To be done
Output all the data exactly. Pictures do not belong in the copy.

Data block
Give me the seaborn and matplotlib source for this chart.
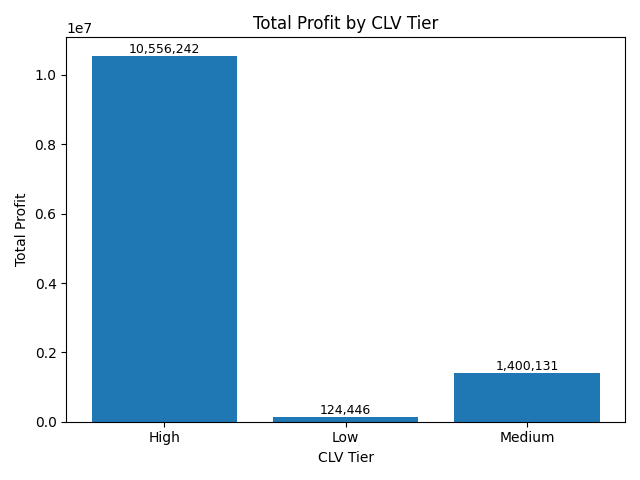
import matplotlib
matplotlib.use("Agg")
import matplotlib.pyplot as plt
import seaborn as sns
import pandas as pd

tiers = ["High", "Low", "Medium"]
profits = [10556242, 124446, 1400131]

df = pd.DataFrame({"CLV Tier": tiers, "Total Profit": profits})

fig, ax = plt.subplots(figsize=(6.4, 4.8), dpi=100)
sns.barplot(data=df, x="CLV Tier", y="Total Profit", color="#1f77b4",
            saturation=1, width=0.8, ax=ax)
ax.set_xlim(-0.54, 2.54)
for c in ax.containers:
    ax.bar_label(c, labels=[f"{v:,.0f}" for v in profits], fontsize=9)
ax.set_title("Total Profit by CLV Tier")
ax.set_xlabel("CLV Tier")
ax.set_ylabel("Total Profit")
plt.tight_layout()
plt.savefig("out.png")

Solution for this exercise
Give me the seaborn and matplotlib source for this chart.
import matplotlib
matplotlib.use("Agg")
import matplotlib.pyplot as plt
import seaborn as sns
import pandas as pd

tiers = ["High", "Low", "Medium"]
profits = [10556242, 124446, 1400131]

df = pd.DataFrame({"CLV Tier": tiers, "Total Profit": profits})

fig, ax = plt.subplots(figsize=(6.4, 4.8), dpi=100)
sns.barplot(data=df, x="CLV Tier", y="Total Profit", color="#1f77b4",
            saturation=1, width=0.8, ax=ax)
ax.set_xlim(-0.54, 2.54)
for c in ax.containers:
    ax.bar_label(c, labels=[f"{v:,.0f}" for v in profits], fontsize=9)
ax.set_title("Total Profit by CLV Tier")
ax.set_xlabel("CLV Tier")
ax.set_ylabel("Total Profit")
plt.tight_layout()
plt.savefig("out.png")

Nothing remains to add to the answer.